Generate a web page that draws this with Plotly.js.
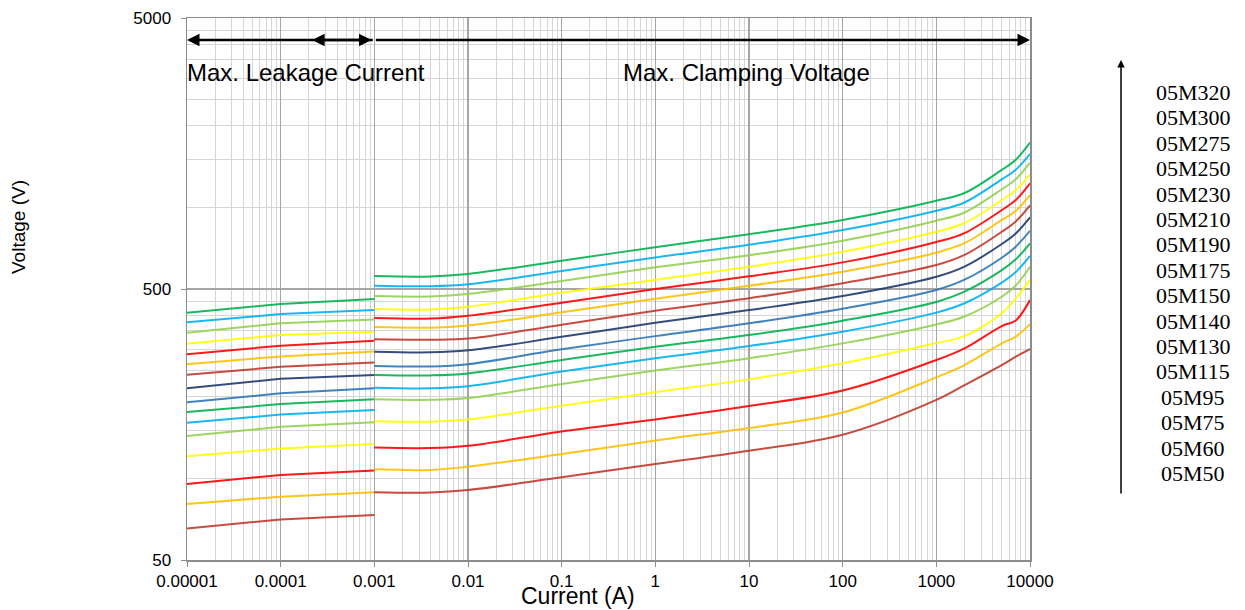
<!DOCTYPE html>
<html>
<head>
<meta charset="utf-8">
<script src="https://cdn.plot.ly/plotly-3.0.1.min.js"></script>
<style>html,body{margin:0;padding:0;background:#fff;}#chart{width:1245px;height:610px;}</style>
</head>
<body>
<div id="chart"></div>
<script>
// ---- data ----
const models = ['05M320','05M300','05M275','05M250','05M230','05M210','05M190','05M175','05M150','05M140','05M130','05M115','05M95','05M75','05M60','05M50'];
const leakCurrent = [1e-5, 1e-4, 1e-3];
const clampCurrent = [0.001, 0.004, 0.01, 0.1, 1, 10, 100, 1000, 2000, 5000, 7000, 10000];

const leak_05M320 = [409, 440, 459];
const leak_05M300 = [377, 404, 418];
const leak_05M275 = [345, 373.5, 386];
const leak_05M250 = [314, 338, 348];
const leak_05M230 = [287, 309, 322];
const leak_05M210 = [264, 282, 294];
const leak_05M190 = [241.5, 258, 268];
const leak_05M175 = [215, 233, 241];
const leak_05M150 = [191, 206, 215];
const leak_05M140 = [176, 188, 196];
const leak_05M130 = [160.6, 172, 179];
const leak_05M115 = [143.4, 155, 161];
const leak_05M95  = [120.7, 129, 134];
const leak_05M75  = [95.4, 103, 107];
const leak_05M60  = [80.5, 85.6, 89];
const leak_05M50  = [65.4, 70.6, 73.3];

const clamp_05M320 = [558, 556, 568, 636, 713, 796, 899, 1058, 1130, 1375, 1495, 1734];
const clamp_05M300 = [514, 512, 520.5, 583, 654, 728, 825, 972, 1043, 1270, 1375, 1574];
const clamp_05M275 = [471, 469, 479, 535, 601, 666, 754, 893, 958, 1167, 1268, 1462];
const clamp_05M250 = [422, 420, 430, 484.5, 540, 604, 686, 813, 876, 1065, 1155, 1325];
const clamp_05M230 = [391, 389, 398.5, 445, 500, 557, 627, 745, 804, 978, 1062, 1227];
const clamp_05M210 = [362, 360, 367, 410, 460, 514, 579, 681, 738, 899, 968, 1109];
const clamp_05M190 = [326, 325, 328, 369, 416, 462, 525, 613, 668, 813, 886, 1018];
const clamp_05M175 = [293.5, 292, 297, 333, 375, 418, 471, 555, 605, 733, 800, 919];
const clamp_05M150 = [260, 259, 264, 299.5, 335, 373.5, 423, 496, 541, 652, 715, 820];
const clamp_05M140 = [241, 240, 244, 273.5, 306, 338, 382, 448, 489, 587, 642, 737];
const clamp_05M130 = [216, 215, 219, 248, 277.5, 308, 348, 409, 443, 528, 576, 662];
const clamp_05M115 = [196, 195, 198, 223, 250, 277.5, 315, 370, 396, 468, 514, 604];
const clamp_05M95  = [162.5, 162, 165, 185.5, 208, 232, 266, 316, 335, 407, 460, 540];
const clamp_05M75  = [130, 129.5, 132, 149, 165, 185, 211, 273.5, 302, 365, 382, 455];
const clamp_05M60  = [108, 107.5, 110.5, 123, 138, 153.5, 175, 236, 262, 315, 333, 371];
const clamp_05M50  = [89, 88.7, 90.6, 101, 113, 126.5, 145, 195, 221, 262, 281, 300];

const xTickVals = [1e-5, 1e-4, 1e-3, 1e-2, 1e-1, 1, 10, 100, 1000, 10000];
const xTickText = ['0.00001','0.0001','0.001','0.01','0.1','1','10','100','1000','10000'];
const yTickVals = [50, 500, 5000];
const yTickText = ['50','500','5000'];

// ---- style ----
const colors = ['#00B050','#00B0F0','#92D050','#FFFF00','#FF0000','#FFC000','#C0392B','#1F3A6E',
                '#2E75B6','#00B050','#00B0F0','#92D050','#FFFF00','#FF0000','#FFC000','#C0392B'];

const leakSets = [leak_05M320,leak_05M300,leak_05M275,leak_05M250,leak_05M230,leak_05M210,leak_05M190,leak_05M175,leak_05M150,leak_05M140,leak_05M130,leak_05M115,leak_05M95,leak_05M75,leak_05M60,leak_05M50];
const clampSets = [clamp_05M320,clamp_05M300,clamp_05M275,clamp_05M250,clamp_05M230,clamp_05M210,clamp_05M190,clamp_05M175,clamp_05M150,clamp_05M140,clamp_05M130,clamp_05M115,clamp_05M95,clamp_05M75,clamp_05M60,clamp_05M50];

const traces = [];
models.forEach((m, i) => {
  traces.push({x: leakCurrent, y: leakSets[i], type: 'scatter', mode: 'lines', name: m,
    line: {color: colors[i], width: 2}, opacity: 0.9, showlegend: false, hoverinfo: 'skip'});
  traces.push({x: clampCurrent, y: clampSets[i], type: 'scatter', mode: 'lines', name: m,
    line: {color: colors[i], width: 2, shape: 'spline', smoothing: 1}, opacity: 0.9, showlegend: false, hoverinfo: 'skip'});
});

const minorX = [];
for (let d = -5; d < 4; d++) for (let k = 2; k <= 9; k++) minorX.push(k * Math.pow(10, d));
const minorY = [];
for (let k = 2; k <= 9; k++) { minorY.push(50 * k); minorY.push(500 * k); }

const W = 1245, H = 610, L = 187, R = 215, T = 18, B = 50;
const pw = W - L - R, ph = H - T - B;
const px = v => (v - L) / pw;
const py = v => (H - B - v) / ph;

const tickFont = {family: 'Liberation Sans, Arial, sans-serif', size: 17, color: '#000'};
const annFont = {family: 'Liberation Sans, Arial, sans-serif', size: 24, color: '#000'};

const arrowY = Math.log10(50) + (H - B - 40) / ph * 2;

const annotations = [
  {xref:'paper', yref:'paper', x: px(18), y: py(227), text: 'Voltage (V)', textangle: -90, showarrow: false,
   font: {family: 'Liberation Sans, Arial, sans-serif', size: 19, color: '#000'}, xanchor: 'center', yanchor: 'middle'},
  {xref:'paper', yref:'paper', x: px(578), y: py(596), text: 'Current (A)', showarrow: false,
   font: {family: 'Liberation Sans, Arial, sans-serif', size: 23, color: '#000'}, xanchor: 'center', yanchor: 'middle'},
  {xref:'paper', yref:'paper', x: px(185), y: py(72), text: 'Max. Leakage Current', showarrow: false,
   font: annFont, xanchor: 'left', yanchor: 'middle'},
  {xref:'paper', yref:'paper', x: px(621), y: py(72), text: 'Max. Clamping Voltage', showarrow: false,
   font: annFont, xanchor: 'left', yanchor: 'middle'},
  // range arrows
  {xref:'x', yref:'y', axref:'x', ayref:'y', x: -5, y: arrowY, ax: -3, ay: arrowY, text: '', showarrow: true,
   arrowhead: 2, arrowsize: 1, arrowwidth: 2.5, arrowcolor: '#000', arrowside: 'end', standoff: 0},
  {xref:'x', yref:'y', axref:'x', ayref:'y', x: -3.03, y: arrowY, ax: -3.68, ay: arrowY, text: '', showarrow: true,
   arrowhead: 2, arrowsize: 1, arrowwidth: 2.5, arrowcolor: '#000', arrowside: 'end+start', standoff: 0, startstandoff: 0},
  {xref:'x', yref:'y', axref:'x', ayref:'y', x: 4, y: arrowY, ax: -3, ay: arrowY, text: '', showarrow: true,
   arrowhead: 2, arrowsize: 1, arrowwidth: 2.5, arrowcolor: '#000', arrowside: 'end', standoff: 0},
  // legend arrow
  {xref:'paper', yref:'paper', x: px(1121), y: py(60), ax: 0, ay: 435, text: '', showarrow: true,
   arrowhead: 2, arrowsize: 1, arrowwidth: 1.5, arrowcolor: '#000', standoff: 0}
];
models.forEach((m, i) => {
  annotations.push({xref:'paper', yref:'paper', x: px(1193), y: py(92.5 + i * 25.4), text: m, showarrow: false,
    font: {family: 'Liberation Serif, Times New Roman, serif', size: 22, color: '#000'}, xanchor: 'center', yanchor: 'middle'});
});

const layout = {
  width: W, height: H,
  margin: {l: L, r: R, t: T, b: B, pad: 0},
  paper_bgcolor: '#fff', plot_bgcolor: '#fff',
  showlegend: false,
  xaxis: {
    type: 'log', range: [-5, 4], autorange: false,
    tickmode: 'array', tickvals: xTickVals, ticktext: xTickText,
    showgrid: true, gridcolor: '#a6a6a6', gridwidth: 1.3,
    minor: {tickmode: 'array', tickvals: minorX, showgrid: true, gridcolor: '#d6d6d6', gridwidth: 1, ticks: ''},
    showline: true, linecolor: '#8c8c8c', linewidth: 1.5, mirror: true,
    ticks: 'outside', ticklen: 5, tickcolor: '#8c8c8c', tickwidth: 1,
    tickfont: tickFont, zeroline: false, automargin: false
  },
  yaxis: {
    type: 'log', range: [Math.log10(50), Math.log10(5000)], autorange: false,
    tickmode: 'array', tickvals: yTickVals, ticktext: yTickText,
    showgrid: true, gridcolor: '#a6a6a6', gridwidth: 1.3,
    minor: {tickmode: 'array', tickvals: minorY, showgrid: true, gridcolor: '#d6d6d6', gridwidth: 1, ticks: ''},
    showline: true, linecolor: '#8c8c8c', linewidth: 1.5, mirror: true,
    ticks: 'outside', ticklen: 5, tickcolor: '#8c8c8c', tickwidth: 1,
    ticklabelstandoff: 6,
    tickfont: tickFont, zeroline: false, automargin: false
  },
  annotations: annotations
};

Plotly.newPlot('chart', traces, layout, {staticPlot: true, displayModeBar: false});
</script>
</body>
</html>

» WHAT YOU HAVE TO DO:
Repeat, with no pictures, each line from the beginning of the data through the line containing "[65.4, 70.6, 73.3];", inclusive.

» TASK RESULT:
Generate a web page that draws this with Plotly.js.
<!DOCTYPE html>
<html>
<head>
<meta charset="utf-8">
<script src="https://cdn.plot.ly/plotly-3.0.1.min.js"></script>
<style>html,body{margin:0;padding:0;background:#fff;}#chart{width:1245px;height:610px;}</style>
</head>
<body>
<div id="chart"></div>
<script>
// ---- data ----
const models = ['05M320','05M300','05M275','05M250','05M230','05M210','05M190','05M175','05M150','05M140','05M130','05M115','05M95','05M75','05M60','05M50'];
const leakCurrent = [1e-5, 1e-4, 1e-3];
const clampCurrent = [0.001, 0.004, 0.01, 0.1, 1, 10, 100, 1000, 2000, 5000, 7000, 10000];

const leak_05M320 = [409, 440, 459];
const leak_05M300 = [377, 404, 418];
const leak_05M275 = [345, 373.5, 386];
const leak_05M250 = [314, 338, 348];
const leak_05M230 = [287, 309, 322];
const leak_05M210 = [264, 282, 294];
const leak_05M190 = [241.5, 258, 268];
const leak_05M175 = [215, 233, 241];
const leak_05M150 = [191, 206, 215];
const leak_05M140 = [176, 188, 196];
const leak_05M130 = [160.6, 172, 179];
const leak_05M115 = [143.4, 155, 161];
const leak_05M95  = [120.7, 129, 134];
const leak_05M75  = [95.4, 103, 107];
const leak_05M60  = [80.5, 85.6, 89];
const leak_05M50  = [65.4, 70.6, 73.3];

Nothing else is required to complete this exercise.